Most of the training routes contain junctions with traffic lights, so the traffic light related data is abundant. I think the dataset size is important to learn rules about the traffic light, but we do not have such ablations.

Thanks for your reply, right now I only train on my own small dataset (about 75K samples) and I haven't feed image to planner decoder directly, I think this is the main reason where my model can't learn to understanding traffic light. :-).

I'm gonna try to design similar front view feature extraction network similar to TCP, it seems that ego car is able to learn the "red-stop, green-start" behavior as long as I feed raw image to simple network and train on a relatively big dataset, instead of some complicated design, right? many thanks for your answer~

penghao-wu commented 1 year ago

So currently what is the input to your planner decoder if you do not feed the image features to it?
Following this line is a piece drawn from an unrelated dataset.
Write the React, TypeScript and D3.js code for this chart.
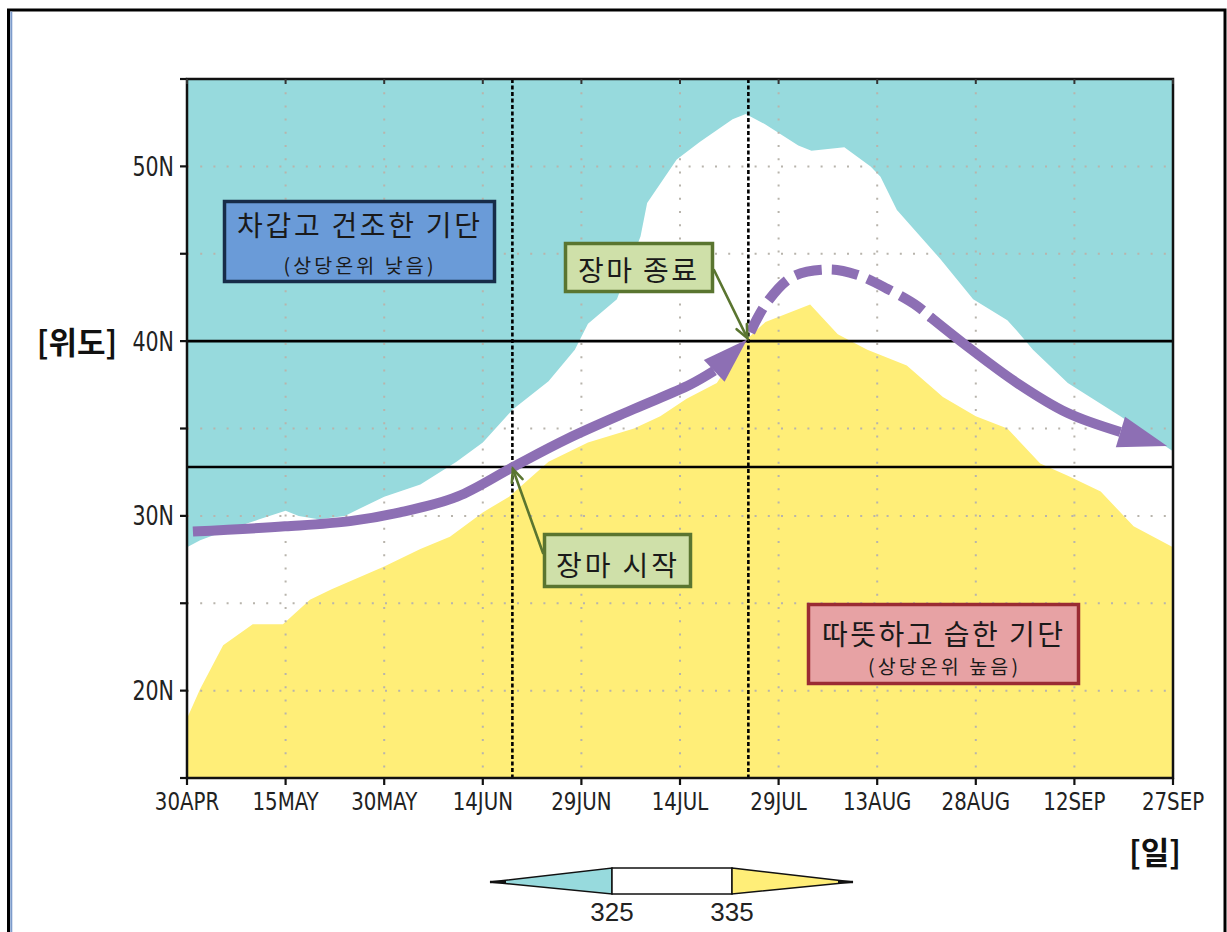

EcustBoy commented 1 year ago

So currently what is the input to your planner decoder if you do not feed the image features to it?

actually I input (1)other cars and map detection embedding feature which are output by the front backbone and detection head, and (2)some ego car state(including command waypoint and speed), So I think I shouldn't only use the intermediate feature, it seems the raw image is also needed.

penghao-wu commented 1 year ago

Yes, you need to include information containing traffic light information (like raw images or traffic light detection results) as input.

EcustBoy commented 1 year ago

Yes, you need to include information containing traffic light information (like raw images or traffic light detection results) as input.

Hi~author, I read your code again and notice you use pretrained resnet34 to get image feature.

I wanna ask is a pretrained image feature network backbone necessary if I only wanna get traffic light info from front-view? For limit the network size, perhaps a shallow custom-designed network is already enough? Not sure whether you‘ve made such comparison~

penghao-wu commented 1 year ago

I think a shallow network would suffice if you have direct supervision on the traffic light states.